━━━ PROVIDED RECORDS

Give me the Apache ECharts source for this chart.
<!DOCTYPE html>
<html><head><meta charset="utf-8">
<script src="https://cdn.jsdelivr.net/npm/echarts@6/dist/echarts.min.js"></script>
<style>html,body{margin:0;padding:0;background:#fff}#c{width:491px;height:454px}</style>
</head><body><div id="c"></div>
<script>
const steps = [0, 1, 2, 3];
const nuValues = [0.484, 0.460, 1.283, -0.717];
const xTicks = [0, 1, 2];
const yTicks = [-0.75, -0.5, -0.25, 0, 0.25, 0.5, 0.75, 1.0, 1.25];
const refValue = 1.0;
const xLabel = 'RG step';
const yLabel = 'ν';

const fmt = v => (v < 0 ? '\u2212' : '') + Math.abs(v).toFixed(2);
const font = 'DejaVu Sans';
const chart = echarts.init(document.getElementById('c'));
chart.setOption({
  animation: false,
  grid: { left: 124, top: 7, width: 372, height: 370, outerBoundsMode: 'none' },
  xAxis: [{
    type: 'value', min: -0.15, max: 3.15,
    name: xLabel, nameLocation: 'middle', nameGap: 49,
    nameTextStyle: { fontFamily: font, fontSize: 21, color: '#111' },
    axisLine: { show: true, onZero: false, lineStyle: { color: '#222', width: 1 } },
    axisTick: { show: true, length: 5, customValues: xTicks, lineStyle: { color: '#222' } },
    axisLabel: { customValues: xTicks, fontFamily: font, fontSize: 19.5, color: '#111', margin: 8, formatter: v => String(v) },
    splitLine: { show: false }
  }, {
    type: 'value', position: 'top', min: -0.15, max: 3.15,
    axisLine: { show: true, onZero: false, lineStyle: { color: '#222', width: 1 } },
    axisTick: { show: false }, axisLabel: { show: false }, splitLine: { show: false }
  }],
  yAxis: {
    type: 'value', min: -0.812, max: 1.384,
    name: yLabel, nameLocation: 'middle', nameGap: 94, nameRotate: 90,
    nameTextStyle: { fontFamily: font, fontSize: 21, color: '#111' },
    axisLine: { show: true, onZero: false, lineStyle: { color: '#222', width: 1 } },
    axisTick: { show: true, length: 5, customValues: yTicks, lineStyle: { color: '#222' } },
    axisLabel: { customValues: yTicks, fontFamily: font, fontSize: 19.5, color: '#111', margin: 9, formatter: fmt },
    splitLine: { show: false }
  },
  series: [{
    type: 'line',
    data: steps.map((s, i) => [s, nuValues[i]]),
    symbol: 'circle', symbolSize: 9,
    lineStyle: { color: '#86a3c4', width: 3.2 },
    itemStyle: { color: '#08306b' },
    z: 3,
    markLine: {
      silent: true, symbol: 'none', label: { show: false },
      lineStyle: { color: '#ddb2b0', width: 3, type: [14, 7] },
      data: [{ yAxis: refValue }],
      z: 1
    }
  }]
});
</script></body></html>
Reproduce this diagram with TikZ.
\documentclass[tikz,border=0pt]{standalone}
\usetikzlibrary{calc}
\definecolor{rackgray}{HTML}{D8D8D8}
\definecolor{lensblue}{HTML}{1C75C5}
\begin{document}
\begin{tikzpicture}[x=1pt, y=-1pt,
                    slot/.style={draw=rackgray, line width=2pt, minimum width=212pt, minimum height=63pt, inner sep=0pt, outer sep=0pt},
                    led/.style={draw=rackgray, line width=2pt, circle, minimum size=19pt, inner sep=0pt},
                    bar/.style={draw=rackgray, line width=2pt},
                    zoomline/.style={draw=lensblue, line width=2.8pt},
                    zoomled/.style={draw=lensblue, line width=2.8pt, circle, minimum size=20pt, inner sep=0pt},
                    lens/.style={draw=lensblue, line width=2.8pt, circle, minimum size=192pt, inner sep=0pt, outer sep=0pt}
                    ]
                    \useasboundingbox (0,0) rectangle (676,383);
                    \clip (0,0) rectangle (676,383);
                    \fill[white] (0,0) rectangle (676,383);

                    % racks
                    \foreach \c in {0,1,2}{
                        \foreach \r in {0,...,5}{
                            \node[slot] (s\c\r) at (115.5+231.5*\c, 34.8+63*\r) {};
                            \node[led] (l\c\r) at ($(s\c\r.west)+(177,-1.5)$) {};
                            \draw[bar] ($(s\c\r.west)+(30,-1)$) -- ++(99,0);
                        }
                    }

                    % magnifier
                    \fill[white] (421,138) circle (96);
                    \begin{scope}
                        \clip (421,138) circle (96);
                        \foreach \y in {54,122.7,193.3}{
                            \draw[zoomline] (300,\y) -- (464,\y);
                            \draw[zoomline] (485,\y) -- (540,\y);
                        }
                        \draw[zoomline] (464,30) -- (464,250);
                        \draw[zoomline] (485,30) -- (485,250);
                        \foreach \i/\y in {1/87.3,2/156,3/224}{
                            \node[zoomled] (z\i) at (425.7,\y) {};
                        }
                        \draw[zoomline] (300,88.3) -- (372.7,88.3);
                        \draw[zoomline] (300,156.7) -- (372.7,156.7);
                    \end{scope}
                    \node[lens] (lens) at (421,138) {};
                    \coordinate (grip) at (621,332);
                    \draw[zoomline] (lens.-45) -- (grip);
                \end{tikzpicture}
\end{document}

━━━━━━

EXERCISE: Read the entries above, then pull out the lines that include "this".

EXPECTED ANSWER:
Give me the Apache ECharts source for this chart.
Reproduce this diagram with TikZ.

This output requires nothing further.